We like ABFRL’s increased aggression and raise estimates marginally, factoring in strong growth plans. Steady execution with strengthening balance sheet and improving ROCEs and FCF offers scope for re-rating. Maintain Buy with a revised TP of Rs 206 (from Rs 190).

Bharat Petroleum Corporation Limited-Buy

BPCL board has approved the sale of its 61.65 per cent stake in Numaligarh Refinery to a consortium of Oil India and Engineers India, and the Assam government for Rs 98.8bn.

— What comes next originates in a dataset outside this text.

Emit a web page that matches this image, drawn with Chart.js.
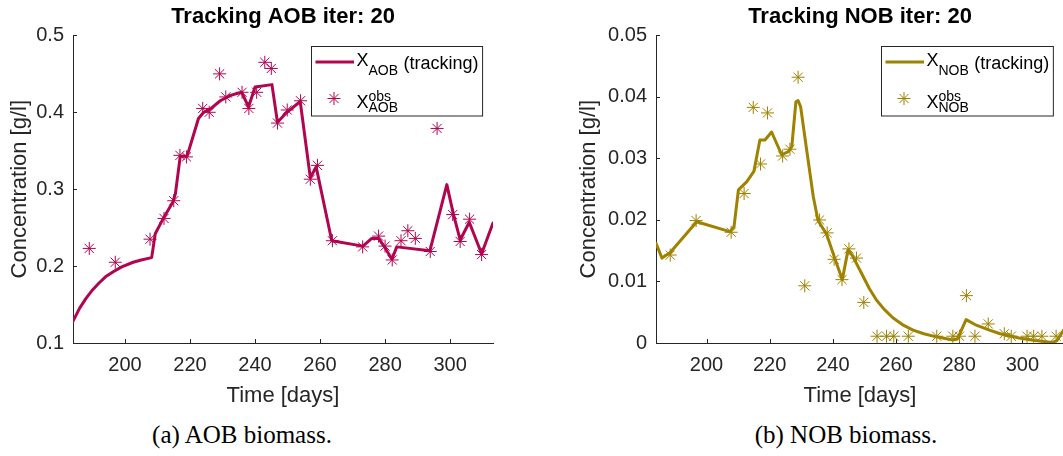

The sale is an important milestone in BPCL’s disinvestment process, and cash proceeds may also be paid to BPCL shareholders as a special dividend of Rs 40-50/sh in the next 1-2 months. Retain Buy and OW on BPCL, with a TP of Rs 495.

Tata Motors-Buy

We reaffirm Buy on TTMT with a TP of Rs 375 (Rs 355 earlier), based on an EV/EBITDA of 2x/11x on JLR/standalone estimates on FY23E and the value of other subsidiaries/investments at Rs 68/share. We have assigned a value of Rs13/share for the China JV due to the anticipated turnaround, based on an EV/EBITDA multiple of 4x, resulting in an increase in our TP. Key downside risks: Luxury car demand contraction in target markets, failure of new launches, and adverse currency/commodity prices.

Disclaimer: Views and recommendations given are those of brokerages and analysts and do not represent those of IANS. Users should check with certified experts before taking any investment decision. IANS has no financial liability whatsoever to any user on account of the use of information provided.